El resultado trágico que tuvo la lamentable historia de los reyes entre el pueblo elegido de Dios, que Él había escogido y bendecido, debe ser una seria advertencia para nosotros, los elegidos de Dios en la era neotestamentaria, así como una indicación de que debemos ser sensatos y prestar la debida atención a los aspectos particulares de cada uno de estos casos. Simplemente ser un varón conforme al corazón de Dios, como David, y solamente ser medianamente rectos y buenos a los ojos de Dios, como lo son muchos cristianos honestos en la actualidad, no bastará para hacernos aptos a fin de participar plenamente de Cristo y disfrutar de todos los derechos que tenemos en Él para así llegar a ser, de forma adecuada, la iglesia que es el Cuerpo de Cristo y el reino de Dios y de Cristo.

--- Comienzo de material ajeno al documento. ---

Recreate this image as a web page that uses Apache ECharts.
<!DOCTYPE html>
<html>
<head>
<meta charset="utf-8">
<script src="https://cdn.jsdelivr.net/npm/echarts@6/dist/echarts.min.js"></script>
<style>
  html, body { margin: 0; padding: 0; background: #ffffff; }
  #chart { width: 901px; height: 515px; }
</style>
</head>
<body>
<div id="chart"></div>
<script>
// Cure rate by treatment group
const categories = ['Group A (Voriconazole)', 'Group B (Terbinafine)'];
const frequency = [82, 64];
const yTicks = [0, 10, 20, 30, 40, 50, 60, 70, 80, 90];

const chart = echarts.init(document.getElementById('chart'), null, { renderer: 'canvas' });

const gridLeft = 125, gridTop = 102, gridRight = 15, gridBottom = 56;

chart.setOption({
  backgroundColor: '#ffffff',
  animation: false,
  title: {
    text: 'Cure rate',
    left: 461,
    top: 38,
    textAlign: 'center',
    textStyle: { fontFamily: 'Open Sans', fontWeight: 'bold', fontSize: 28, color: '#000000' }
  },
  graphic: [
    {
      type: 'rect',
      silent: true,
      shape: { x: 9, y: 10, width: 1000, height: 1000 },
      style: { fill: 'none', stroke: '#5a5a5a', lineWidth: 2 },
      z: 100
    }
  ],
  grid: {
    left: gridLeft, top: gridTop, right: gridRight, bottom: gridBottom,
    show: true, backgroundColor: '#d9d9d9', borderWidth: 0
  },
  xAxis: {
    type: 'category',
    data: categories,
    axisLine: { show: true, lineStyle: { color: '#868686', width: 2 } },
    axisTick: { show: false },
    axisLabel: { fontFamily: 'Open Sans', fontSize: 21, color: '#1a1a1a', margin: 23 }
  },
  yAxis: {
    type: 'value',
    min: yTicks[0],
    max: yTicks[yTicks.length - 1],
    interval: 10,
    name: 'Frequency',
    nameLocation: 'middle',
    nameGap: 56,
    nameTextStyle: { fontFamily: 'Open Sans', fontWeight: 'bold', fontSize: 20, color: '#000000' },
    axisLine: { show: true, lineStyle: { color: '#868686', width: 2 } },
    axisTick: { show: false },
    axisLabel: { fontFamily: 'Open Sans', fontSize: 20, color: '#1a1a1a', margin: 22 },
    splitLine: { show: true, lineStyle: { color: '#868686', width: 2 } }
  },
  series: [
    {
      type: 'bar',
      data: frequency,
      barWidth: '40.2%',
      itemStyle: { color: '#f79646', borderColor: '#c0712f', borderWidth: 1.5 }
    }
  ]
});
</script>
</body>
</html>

Se requiere que nosotros, los vencedores neotestamentarios, seamos conformados a la muerte de Cristo por el poder de Su resurrección (Fil. 3:10), a fin de morir a nosotros mismos, a nuestro hombre natural, y en resurrección vivir atentos a Dios. Una vida en la que vivamos a Cristo, le magnifiquemos y procedamos y actuemos junto con Cristo por la abundante suministración del Espíritu vivificante y todo-inclusivo, haciéndolo todo en el Espíritu y conforme al Espíritu (Fil. 1:19-21a; Gá. 5:16, 25; Ro. 8:4), es lo que se requiere de nosotros, los buscadores neotestamentarios de Dios, para que seamos victoriosos en la carrera de la vida divina de tal modo que, en la era de la iglesia, podamos disfrutar plenamente a Cristo como la buena tierra dada por Dios y seamos recompensados gloriosamente, en la era del reino, al participar de Cristo en el sentido más pleno y completo (1 Co. 9:24-27; Fil. 3:12-14).